— begin —

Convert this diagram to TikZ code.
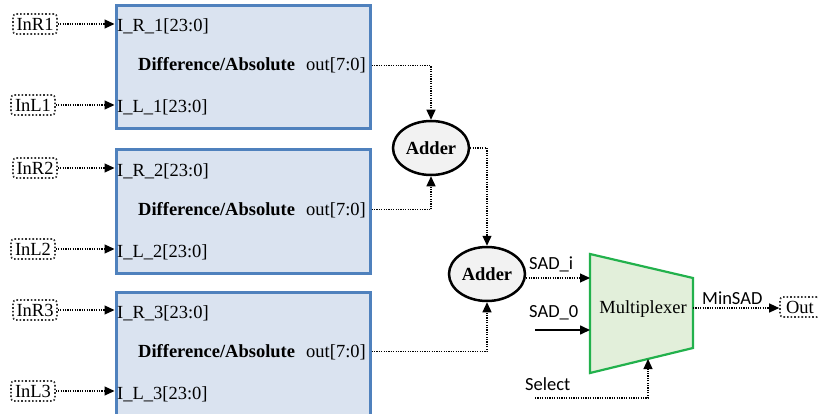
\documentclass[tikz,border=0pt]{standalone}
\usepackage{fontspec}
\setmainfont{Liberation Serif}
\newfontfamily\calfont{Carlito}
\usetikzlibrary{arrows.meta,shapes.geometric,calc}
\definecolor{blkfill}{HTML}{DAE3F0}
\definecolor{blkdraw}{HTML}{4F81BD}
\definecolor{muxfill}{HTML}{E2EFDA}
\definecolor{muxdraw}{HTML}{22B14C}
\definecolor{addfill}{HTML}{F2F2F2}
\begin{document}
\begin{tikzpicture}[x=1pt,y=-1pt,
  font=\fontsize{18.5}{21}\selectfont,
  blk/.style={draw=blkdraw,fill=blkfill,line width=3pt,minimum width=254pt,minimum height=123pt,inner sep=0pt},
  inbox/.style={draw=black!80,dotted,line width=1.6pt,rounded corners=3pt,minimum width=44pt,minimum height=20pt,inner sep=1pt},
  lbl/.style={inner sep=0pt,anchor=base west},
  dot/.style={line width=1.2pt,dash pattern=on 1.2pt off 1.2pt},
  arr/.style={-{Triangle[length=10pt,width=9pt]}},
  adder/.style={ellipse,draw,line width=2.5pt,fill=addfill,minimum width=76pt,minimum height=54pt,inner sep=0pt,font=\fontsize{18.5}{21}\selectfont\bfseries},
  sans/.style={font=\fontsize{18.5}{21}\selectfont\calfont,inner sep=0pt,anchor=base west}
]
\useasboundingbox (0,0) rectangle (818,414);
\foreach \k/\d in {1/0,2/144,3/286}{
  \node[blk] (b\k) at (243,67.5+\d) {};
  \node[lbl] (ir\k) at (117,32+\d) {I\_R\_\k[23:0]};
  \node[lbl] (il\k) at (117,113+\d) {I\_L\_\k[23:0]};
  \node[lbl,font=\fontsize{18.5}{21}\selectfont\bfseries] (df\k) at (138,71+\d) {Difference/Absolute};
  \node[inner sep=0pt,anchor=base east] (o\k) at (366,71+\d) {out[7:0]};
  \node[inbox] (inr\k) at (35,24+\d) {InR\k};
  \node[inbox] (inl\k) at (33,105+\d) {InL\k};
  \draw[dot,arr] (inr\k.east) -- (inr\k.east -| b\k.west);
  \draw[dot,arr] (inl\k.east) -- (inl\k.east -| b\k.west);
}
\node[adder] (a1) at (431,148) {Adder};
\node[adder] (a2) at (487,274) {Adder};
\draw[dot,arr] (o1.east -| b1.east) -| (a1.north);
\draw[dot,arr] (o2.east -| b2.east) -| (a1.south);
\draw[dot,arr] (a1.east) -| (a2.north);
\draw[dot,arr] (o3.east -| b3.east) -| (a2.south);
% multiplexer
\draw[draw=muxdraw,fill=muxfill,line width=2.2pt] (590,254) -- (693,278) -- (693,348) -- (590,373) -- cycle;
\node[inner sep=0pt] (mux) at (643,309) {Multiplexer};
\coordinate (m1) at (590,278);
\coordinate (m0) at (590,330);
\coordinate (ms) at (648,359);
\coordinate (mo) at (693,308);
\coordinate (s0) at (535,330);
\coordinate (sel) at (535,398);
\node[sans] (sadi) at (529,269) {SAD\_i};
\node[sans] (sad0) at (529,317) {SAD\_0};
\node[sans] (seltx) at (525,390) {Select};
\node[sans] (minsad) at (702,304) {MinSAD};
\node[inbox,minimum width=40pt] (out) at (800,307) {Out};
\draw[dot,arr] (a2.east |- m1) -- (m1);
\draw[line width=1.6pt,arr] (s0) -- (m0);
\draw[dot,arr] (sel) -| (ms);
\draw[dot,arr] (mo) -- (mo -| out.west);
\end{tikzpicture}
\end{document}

— end —

**What you have to do**.
Reproduce the whole listing above word for word, but not its pictures.

**Exercise result**.
Convert this diagram to TikZ code.
\documentclass[tikz,border=0pt]{standalone}
\usepackage{fontspec}
\setmainfont{Liberation Serif}
\newfontfamily\calfont{Carlito}
\usetikzlibrary{arrows.meta,shapes.geometric,calc}
\definecolor{blkfill}{HTML}{DAE3F0}
\definecolor{blkdraw}{HTML}{4F81BD}
\definecolor{muxfill}{HTML}{E2EFDA}
\definecolor{muxdraw}{HTML}{22B14C}
\definecolor{addfill}{HTML}{F2F2F2}
\begin{document}
\begin{tikzpicture}[x=1pt,y=-1pt,
  font=\fontsize{18.5}{21}\selectfont,
  blk/.style={draw=blkdraw,fill=blkfill,line width=3pt,minimum width=254pt,minimum height=123pt,inner sep=0pt},
  inbox/.style={draw=black!80,dotted,line width=1.6pt,rounded corners=3pt,minimum width=44pt,minimum height=20pt,inner sep=1pt},
  lbl/.style={inner sep=0pt,anchor=base west},
  dot/.style={line width=1.2pt,dash pattern=on 1.2pt off 1.2pt},
  arr/.style={-{Triangle[length=10pt,width=9pt]}},
  adder/.style={ellipse,draw,line width=2.5pt,fill=addfill,minimum width=76pt,minimum height=54pt,inner sep=0pt,font=\fontsize{18.5}{21}\selectfont\bfseries},
  sans/.style={font=\fontsize{18.5}{21}\selectfont\calfont,inner sep=0pt,anchor=base west}
]
\useasboundingbox (0,0) rectangle (818,414);
\foreach \k/\d in {1/0,2/144,3/286}{
  \node[blk] (b\k) at (243,67.5+\d) {};
  \node[lbl] (ir\k) at (117,32+\d) {I\_R\_\k[23:0]};
  \node[lbl] (il\k) at (117,113+\d) {I\_L\_\k[23:0]};
  \node[lbl,font=\fontsize{18.5}{21}\selectfont\bfseries] (df\k) at (138,71+\d) {Difference/Absolute};
  \node[inner sep=0pt,anchor=base east] (o\k) at (366,71+\d) {out[7:0]};
  \node[inbox] (inr\k) at (35,24+\d) {InR\k};
  \node[inbox] (inl\k) at (33,105+\d) {InL\k};
  \draw[dot,arr] (inr\k.east) -- (inr\k.east -| b\k.west);
  \draw[dot,arr] (inl\k.east) -- (inl\k.east -| b\k.west);
}
\node[adder] (a1) at (431,148) {Adder};
\node[adder] (a2) at (487,274) {Adder};
\draw[dot,arr] (o1.east -| b1.east) -| (a1.north);
\draw[dot,arr] (o2.east -| b2.east) -| (a1.south);
\draw[dot,arr] (a1.east) -| (a2.north);
\draw[dot,arr] (o3.east -| b3.east) -| (a2.south);
% multiplexer
\draw[draw=muxdraw,fill=muxfill,line width=2.2pt] (590,254) -- (693,278) -- (693,348) -- (590,373) -- cycle;
\node[inner sep=0pt] (mux) at (643,309) {Multiplexer};
\coordinate (m1) at (590,278);
\coordinate (m0) at (590,330);
\coordinate (ms) at (648,359);
\coordinate (mo) at (693,308);
\coordinate (s0) at (535,330);
\coordinate (sel) at (535,398);
\node[sans] (sadi) at (529,269) {SAD\_i};
\node[sans] (sad0) at (529,317) {SAD\_0};
\node[sans] (seltx) at (525,390) {Select};
\node[sans] (minsad) at (702,304) {MinSAD};
\node[inbox,minimum width=40pt] (out) at (800,307) {Out};
\draw[dot,arr] (a2.east |- m1) -- (m1);
\draw[line width=1.6pt,arr] (s0) -- (m0);
\draw[dot,arr] (sel) -| (ms);
\draw[dot,arr] (mo) -- (mo -| out.west);
\end{tikzpicture}
\end{document}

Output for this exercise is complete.